On Saturday June 1st 2013 my Oga in the literally world, my mentor and teacher Chief Pini Jason will be buried in Obizi, Mbaise Imo State, Nigeria. He died at the age of 65. Just last week on May 23 2013 in Ogidi, Anambra State, Prof Chinua Achebe, an internationally acclaimed author and one of Africa’s great writers joined the saints triumphant. For Igbo nation and Nigeria to lose such great men of letters almost the same time is something that is difficult to comprehend. To lose two of such great scholars and masters of subtlety in one fell swoop at this critical point in the nation’s history is just too much for Ndigbo. These two men were great intellectuals who spoke truth to power no matter whose ox is gored. They were two great men, who understood the duties of the intellectuals at a time like this and consequently did justice to truth. A big vacuum has been created in Igbo land and Nigeria and I do not know how we can fill it. Chief Pini Jason, Onunaekwuruoha (voice of the voiceless) was one of the great writers in Nigeria who taught me how to write. Even though I had interests in the business of writing in my Secondary School days, my love for science subjects led me to study Mechanical Engineering. And even as I studied Mechanical Engineering at the University of Nigeria, the General Studies (GS) still brought me close to humanity and Social Sciences. In 1983, I started picking interest in Newspapers and Magazines.

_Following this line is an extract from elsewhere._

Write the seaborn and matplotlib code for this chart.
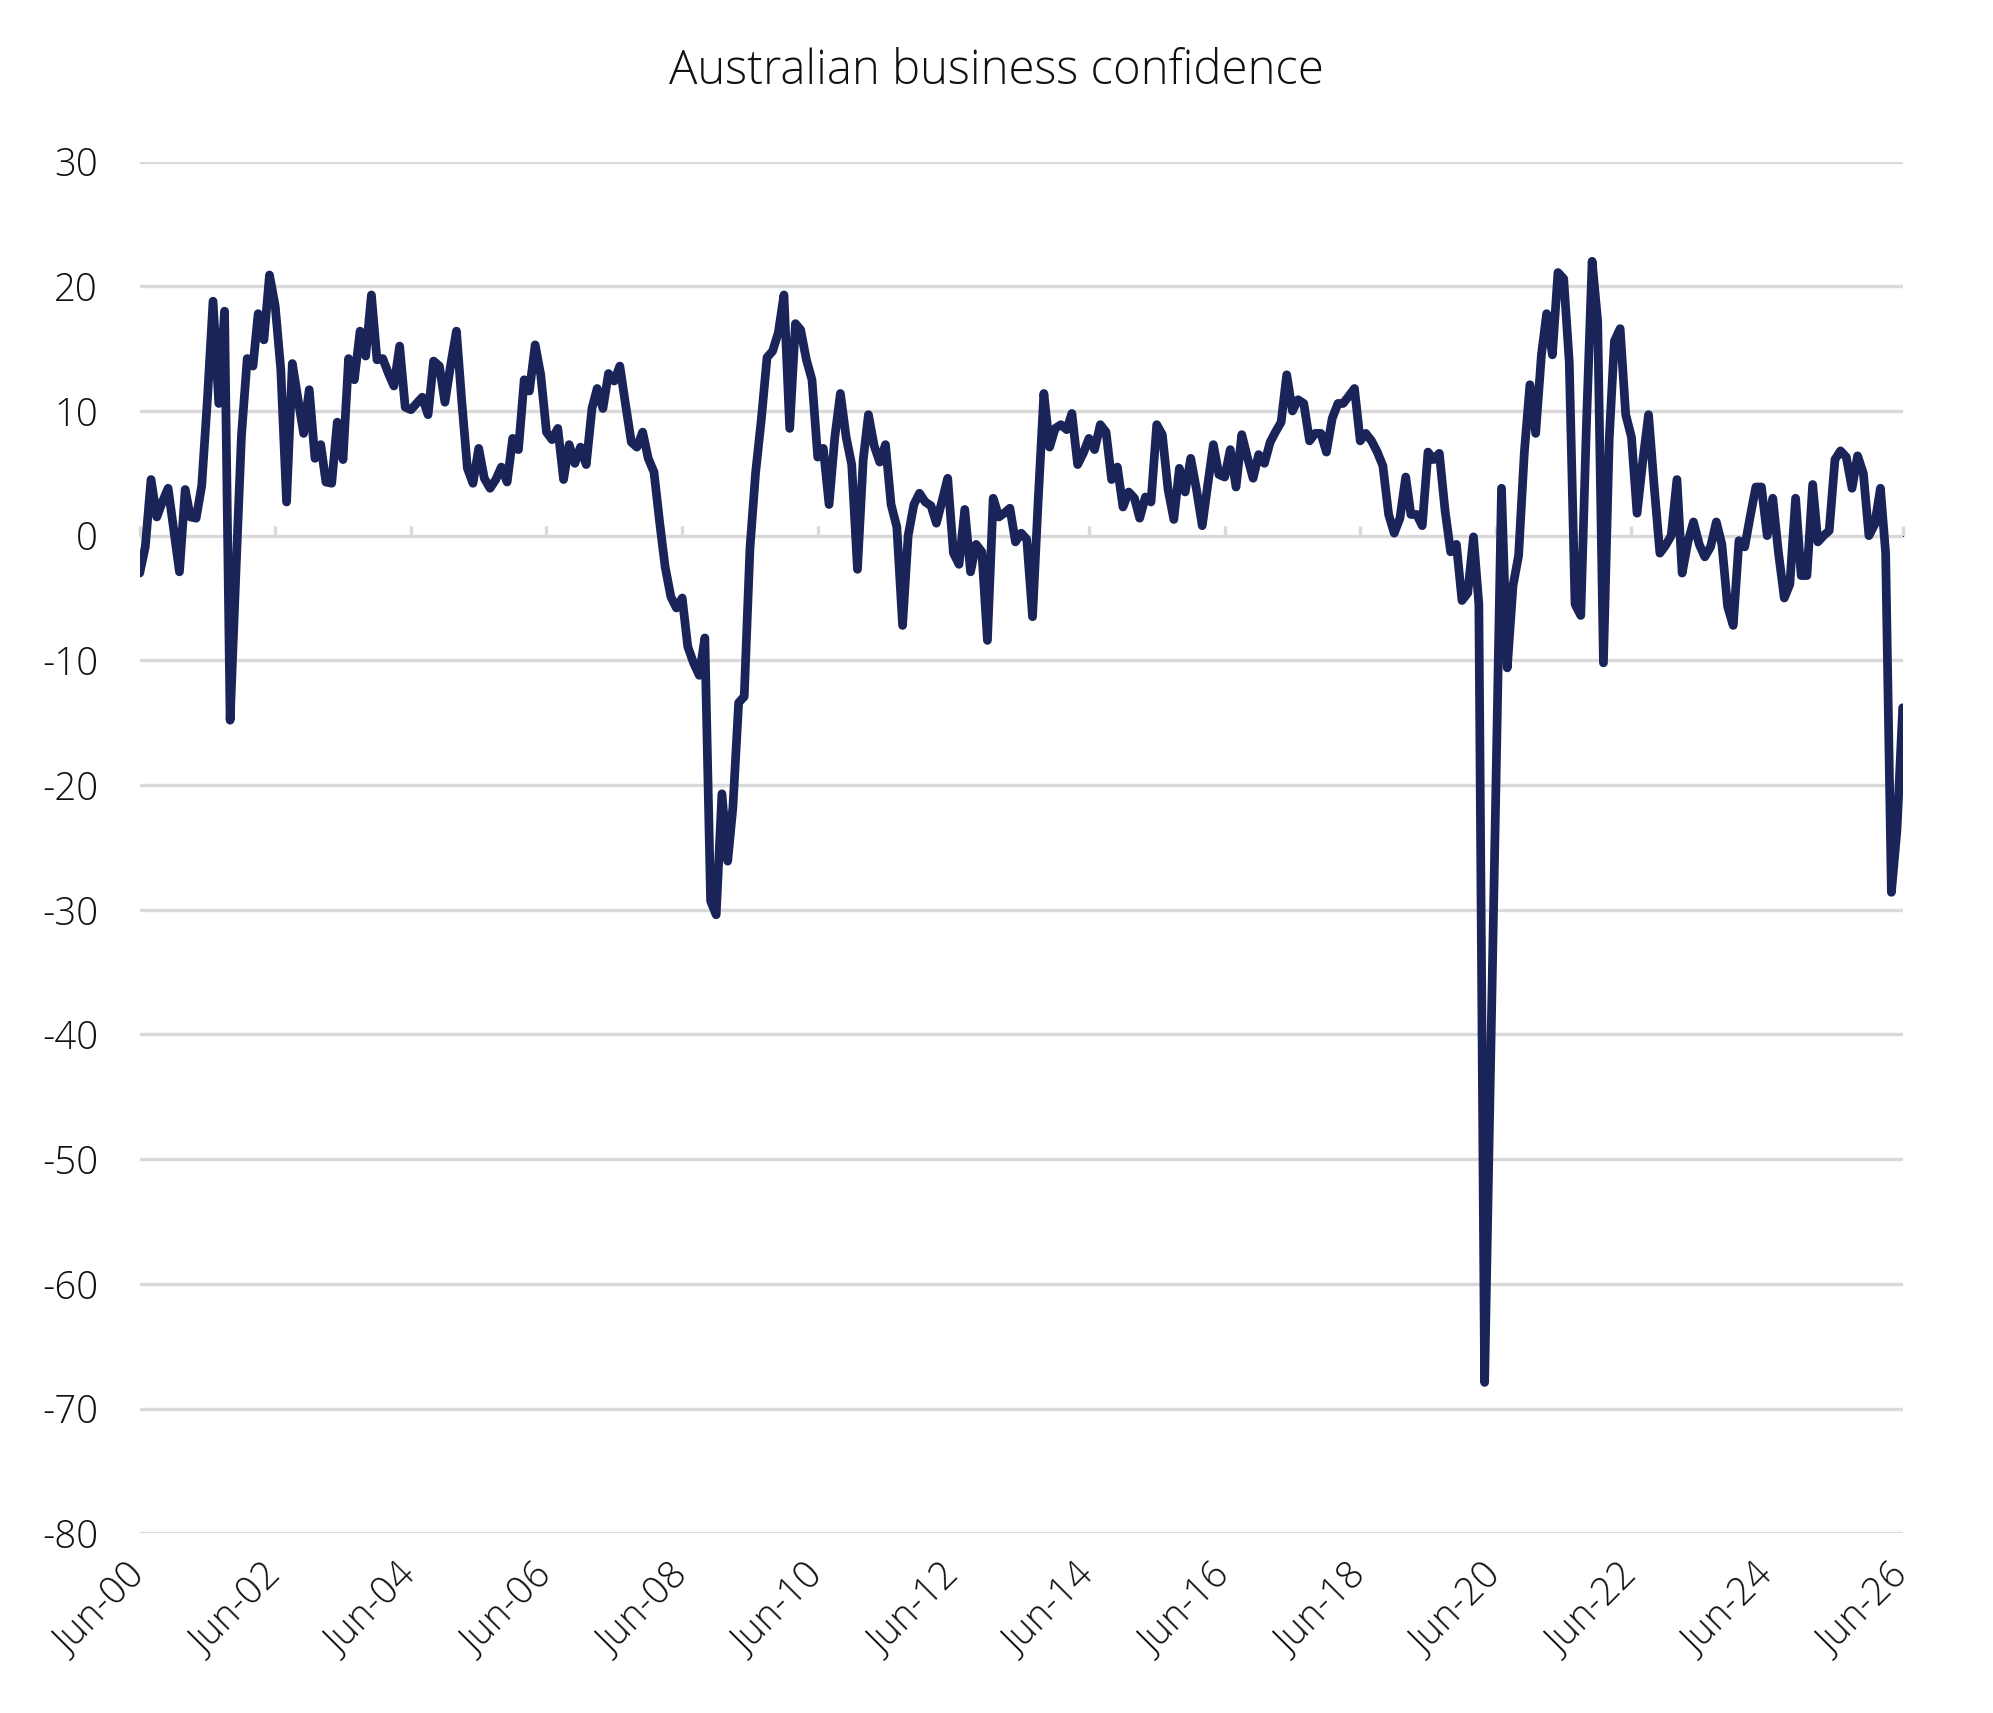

When I left the university my interest in these periodicals grew like wildfire. I then developed great interest in Nigeria’s great writers like, Chief Pini Jason, the late Dele Giwa, Dan Agbese, the late Chris Okorie, Ray Ekpu, Yakubu Mohammed, the late Chief Bola Ige (in Sunday Tribune) Edwin Mbadinagu, Duro Onabule, Dele Omotunde, Dare Babarinsa, Dr Shobowale, Prof Akin Osuntokun, Layi Olorude, Prof Lamikanra etc. These men taught me how to develop skills and styles in the literally world. First I started contributing letters to the Editors and from there I moved on. In 1995 I wrote my first book, Igbos: 25 years After Biafra. Incidentally, my mentor, my teacher Chief Pini Jason was the Reviewer of that 115 page book. His deep knowledge and the professional manner he put to bear at once catapulted the book and me to the point of public recognition.
Since then I have not looked back.
The search for a new Nigeria where social justice, equity and fairplay will prevail had in the past put both of us together in various committees and this great man, and rib cracker never disappointed anybody. He had the gift of the garb, he was eloquent, fearless, versatile, consummate analyst, historian and yet humble. Chief Sam Amuka, the publisher of the Vanguard Newspaper which Pini Jason enriched with his numerous writings for 10 years had this to say of the man of letters in the years of the locust: “for over ten years, weekly, in Vanguard Pini Jason has spoken out forcefully and beautifully, what many Nigerians thought of privately and have been afraid even to whisper to their friends, for fear of their safety especially in these times when some outspoken persons have died in their bedrooms and on the streets”
As a Hero of Democracy I had this to say about Chief Pini Jason in my second book Heroes of Democracy published in 1999: “Chief Pini Jason (Onunaekwuruoha), is a prolific, consistent and committed writer, an author, thinker, leader, publisher, a renowned and widely travelled international journalist, and of the most powerful and popular voices in Nigerian journalism, Chief Pini Jason is detribalized Nigerian, the voice of the voiceless, one of the most consistent critics of military dictatorship in Nigeria, defender of the defenseless, a man of letters and strong believer in social justice and rule of law. Like Voltaire and Rousseau, Chief Pini Jason believes that society can be changed through writings and publications. For 10 years Pini Jason contributed over 140 compelling and readable essays high-lighting Nigeria’s political, economic and social travails and triumphs every Friday in the Vanguard Newspaper. On March 31 1998, Pini Jason put all his tremendous works in various magazines and newspaper in one book, A FAMILIAR ROAD, a 400-page document that tells it all in a beautiful prose. In the prodigious book, Chief Pini Jason wrote 14 essays on the leadership question in Nigeria, 16 essays on Nigeria’s National Question, 36 on the military’s endless transition, 13 on the beauty and pains of journalism, and 14 on the economy”
I am shedding tears for these great writers, Prof. Chinua Achebe and Chief Pini Jason because replacements will be too hard to find in this present stage and age. Our brightest and bests are going home to rest with no replacement in sight. This is the tragedy of our times. May the souls of those who died for freedom, peace and defended those who could not defend themselves rest in perfect peace with the Lord. May God Almighty grant the widow Chief (Mrs) Priscilla Onyegbadue, Amamdi and other siblings the fortitude to bear the great loss.